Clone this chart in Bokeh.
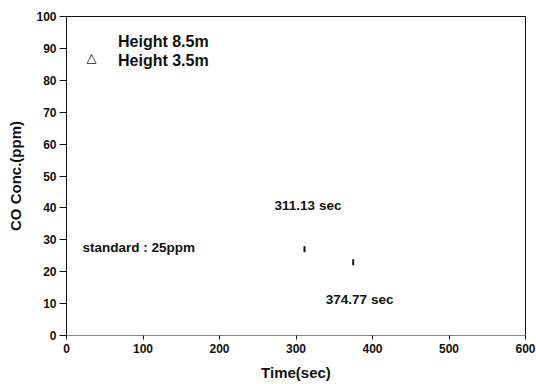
from bokeh.plotting import figure
from bokeh.models import (Range1d, Legend, LegendItem, Label, FixedTicker,
                          ColumnDataSource, CDSView, IndexFilter)
from bokeh.embed import file_html
from bokeh.resources import INLINE

# CO concentration readings marked on the chart
times = [311.13, 374.77]          # sec
conc = [27.0, 23.0]               # ppm

x_ticks = [0, 100, 200, 300, 400, 500, 600]
y_ticks = [0, 10, 20, 30, 40, 50, 60, 70, 80, 90, 100]

series_names = ["Height 8.5m", "Height 3.5m"]

FONT = "Liberation Sans"

p = figure(width=536, height=384, output_backend="svg", toolbar_location=None,
           x_range=Range1d(0, 600), y_range=Range1d(0, 100),
           min_border_left=66, min_border_right=11,
           min_border_top=16, min_border_bottom=49)

p.grid.visible = False
p.outline_line_color = "#111111"
p.outline_line_width = 1
p.background_fill_color = "white"
p.border_fill_color = "white"

# axes
p.xaxis.ticker = FixedTicker(ticks=x_ticks)
p.yaxis.ticker = FixedTicker(ticks=y_ticks)
for ax in (p.xaxis[0], p.yaxis[0]):
    ax.minor_tick_line_color = None
    ax.major_tick_in = 0
    ax.major_label_text_font = FONT
    ax.major_label_text_font_style = "bold"
    ax.major_label_text_font_size = "12px"
    ax.major_label_text_color = "#111111"
    ax.axis_label_text_font = FONT
    ax.axis_label_text_font_style = "bold"
    ax.axis_label_text_font_size = "15px"
    ax.axis_label_text_color = "#111111"
    ax.major_tick_line_color = "#111111"

p.xaxis.axis_label = "Time(sec)"
p.xaxis.major_tick_out = 4
p.xaxis.major_label_standoff = 4
p.xaxis.axis_label_standoff = 8
p.xaxis.axis_line_color = "#888888"

p.yaxis.axis_label = "CO Conc.(ppm)"
p.yaxis.major_tick_out = 7
p.yaxis.major_label_standoff = 3
p.yaxis.axis_label_standoff = 9
p.yaxis.axis_line_color = "#111111"

# measured points
src = ColumnDataSource(dict(t=times, c=conc))
p.scatter("t", "c", source=src, marker="dash", angle=1.5708, size=6,
          line_color="#111111", line_width=2)

# legend: text entries, the 3.5m symbol is drawn as an open triangle label
r85 = p.scatter("t", "c", source=src, view=CDSView(filter=IndexFilter([])),
                fill_alpha=0, line_alpha=0)
r35 = p.scatter("t", "c", source=src, view=CDSView(filter=IndexFilter([])),
                fill_alpha=0, line_alpha=0)
legend = Legend(items=[LegendItem(label=series_names[0], renderers=[r85]),
                       LegendItem(label=series_names[1], renderers=[r35])],
                location=(15, 265), padding=0, margin=0, spacing=1,
                glyph_width=20, glyph_height=18, label_height=18,
                label_standoff=17, border_line_alpha=0, background_fill_alpha=0,
                label_text_font=FONT, label_text_font_style="bold",
                label_text_font_size="16px", label_text_color="#111111")
p.add_layout(legend)
p.add_layout(Label(x=32.7, y=87.0, text="\u25b3", text_font="DejaVu Sans",
                   text_font_size="13px", text_color="#111111",
                   text_align="center", text_baseline="middle"))

# annotations
for txt, x, y in [("standard : 25ppm", 21, 27.6),
                  ("311.13 sec", 272, 40.8),
                  ("374.77 sec", 339, 11.3)]:
    p.add_layout(Label(x=x, y=y, text=txt, text_font=FONT, text_font_style="bold",
                       text_font_size="13.5px", text_color="#111111",
                       text_align="left", text_baseline="middle"))

open("out.html", "w").write(file_html(p, INLINE))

::::::::

What is the number of lines in this listing that contain the word "chart"? Answer with that number and nothing else.

#### Response below
2